* Objective: Repeat every line of the data exactly, but not the pictures.

====

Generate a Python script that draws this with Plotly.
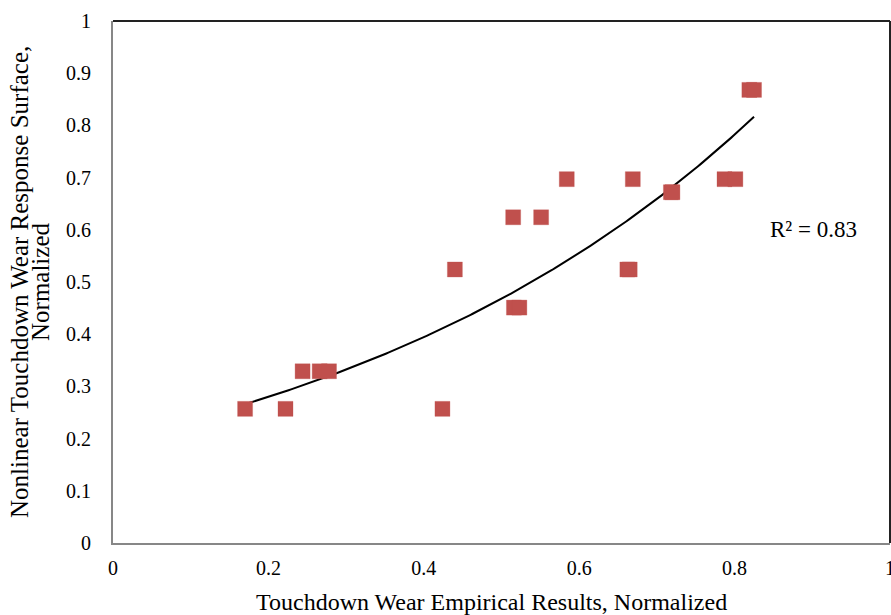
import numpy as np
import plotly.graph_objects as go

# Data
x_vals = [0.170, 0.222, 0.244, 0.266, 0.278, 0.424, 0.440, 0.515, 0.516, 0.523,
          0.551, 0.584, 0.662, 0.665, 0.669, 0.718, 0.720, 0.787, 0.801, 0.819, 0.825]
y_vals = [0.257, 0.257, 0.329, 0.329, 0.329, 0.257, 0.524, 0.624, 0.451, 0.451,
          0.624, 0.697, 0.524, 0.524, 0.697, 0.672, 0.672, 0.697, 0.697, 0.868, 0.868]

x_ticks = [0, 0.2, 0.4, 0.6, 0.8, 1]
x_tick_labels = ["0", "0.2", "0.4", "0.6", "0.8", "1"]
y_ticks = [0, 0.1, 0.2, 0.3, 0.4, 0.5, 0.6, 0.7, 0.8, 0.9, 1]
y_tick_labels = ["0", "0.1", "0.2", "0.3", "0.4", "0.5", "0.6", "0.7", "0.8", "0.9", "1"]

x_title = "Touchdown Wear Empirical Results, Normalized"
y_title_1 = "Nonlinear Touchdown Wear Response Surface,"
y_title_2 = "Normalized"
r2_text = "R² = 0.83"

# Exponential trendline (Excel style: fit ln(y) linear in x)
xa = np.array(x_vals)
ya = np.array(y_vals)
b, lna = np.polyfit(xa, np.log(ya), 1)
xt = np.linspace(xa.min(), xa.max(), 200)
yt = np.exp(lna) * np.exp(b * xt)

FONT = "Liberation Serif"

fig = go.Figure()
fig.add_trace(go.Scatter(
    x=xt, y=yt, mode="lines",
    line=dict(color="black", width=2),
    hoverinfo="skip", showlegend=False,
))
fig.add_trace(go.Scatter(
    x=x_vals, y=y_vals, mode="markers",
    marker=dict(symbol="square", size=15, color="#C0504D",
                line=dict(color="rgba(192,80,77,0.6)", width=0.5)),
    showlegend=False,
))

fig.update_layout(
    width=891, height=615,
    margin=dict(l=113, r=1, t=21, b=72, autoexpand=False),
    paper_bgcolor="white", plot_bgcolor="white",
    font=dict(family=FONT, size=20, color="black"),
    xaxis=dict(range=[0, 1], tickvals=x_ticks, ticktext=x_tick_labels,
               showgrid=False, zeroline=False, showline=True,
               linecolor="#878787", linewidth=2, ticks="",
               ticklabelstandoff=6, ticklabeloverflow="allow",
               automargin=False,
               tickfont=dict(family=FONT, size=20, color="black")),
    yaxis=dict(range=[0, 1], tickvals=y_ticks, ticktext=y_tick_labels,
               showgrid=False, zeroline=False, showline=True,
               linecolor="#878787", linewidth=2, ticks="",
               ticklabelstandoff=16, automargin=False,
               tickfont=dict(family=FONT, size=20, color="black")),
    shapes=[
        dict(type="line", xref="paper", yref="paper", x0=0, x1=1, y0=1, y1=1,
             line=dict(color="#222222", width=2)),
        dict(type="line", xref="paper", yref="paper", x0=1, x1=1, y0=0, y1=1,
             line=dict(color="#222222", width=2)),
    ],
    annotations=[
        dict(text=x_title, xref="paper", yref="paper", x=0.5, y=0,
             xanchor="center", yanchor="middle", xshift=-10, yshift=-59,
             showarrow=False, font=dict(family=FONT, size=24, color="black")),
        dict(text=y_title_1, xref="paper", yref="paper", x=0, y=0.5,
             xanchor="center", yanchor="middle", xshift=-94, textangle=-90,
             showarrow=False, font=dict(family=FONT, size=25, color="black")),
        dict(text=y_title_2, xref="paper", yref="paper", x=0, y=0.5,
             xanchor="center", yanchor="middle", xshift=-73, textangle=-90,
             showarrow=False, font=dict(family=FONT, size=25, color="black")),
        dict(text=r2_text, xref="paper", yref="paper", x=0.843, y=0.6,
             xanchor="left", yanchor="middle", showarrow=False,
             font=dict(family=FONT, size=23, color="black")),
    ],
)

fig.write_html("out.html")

====

* Task solution:
Generate a Python script that draws this with Plotly.
import numpy as np
import plotly.graph_objects as go

# Data
x_vals = [0.170, 0.222, 0.244, 0.266, 0.278, 0.424, 0.440, 0.515, 0.516, 0.523,
          0.551, 0.584, 0.662, 0.665, 0.669, 0.718, 0.720, 0.787, 0.801, 0.819, 0.825]
y_vals = [0.257, 0.257, 0.329, 0.329, 0.329, 0.257, 0.524, 0.624, 0.451, 0.451,
          0.624, 0.697, 0.524, 0.524, 0.697, 0.672, 0.672, 0.697, 0.697, 0.868, 0.868]

x_ticks = [0, 0.2, 0.4, 0.6, 0.8, 1]
x_tick_labels = ["0", "0.2", "0.4", "0.6", "0.8", "1"]
y_ticks = [0, 0.1, 0.2, 0.3, 0.4, 0.5, 0.6, 0.7, 0.8, 0.9, 1]
y_tick_labels = ["0", "0.1", "0.2", "0.3", "0.4", "0.5", "0.6", "0.7", "0.8", "0.9", "1"]

x_title = "Touchdown Wear Empirical Results, Normalized"
y_title_1 = "Nonlinear Touchdown Wear Response Surface,"
y_title_2 = "Normalized"
r2_text = "R² = 0.83"

# Exponential trendline (Excel style: fit ln(y) linear in x)
xa = np.array(x_vals)
ya = np.array(y_vals)
b, lna = np.polyfit(xa, np.log(ya), 1)
xt = np.linspace(xa.min(), xa.max(), 200)
yt = np.exp(lna) * np.exp(b * xt)

FONT = "Liberation Serif"

fig = go.Figure()
fig.add_trace(go.Scatter(
    x=xt, y=yt, mode="lines",
    line=dict(color="black", width=2),
    hoverinfo="skip", showlegend=False,
))
fig.add_trace(go.Scatter(
    x=x_vals, y=y_vals, mode="markers",
    marker=dict(symbol="square", size=15, color="#C0504D",
                line=dict(color="rgba(192,80,77,0.6)", width=0.5)),
    showlegend=False,
))

fig.update_layout(
    width=891, height=615,
    margin=dict(l=113, r=1, t=21, b=72, autoexpand=False),
    paper_bgcolor="white", plot_bgcolor="white",
    font=dict(family=FONT, size=20, color="black"),
    xaxis=dict(range=[0, 1], tickvals=x_ticks, ticktext=x_tick_labels,
               showgrid=False, zeroline=False, showline=True,
               linecolor="#878787", linewidth=2, ticks="",
               ticklabelstandoff=6, ticklabeloverflow="allow",
               automargin=False,
               tickfont=dict(family=FONT, size=20, color="black")),
    yaxis=dict(range=[0, 1], tickvals=y_ticks, ticktext=y_tick_labels,
               showgrid=False, zeroline=False, showline=True,
               linecolor="#878787", linewidth=2, ticks="",
               ticklabelstandoff=16, automargin=False,
               tickfont=dict(family=FONT, size=20, color="black")),
    shapes=[
        dict(type="line", xref="paper", yref="paper", x0=0, x1=1, y0=1, y1=1,
             line=dict(color="#222222", width=2)),
        dict(type="line", xref="paper", yref="paper", x0=1, x1=1, y0=0, y1=1,
             line=dict(color="#222222", width=2)),
    ],
    annotations=[
        dict(text=x_title, xref="paper", yref="paper", x=0.5, y=0,
             xanchor="center", yanchor="middle", xshift=-10, yshift=-59,
             showarrow=False, font=dict(family=FONT, size=24, color="black")),
        dict(text=y_title_1, xref="paper", yref="paper", x=0, y=0.5,
             xanchor="center", yanchor="middle", xshift=-94, textangle=-90,
             showarrow=False, font=dict(family=FONT, size=25, color="black")),
        dict(text=y_title_2, xref="paper", yref="paper", x=0, y=0.5,
             xanchor="center", yanchor="middle", xshift=-73, textangle=-90,
             showarrow=False, font=dict(family=FONT, size=25, color="black")),
        dict(text=r2_text, xref="paper", yref="paper", x=0.843, y=0.6,
             xanchor="left", yanchor="middle", showarrow=False,
             font=dict(family=FONT, size=23, color="black")),
    ],
)

fig.write_html("out.html")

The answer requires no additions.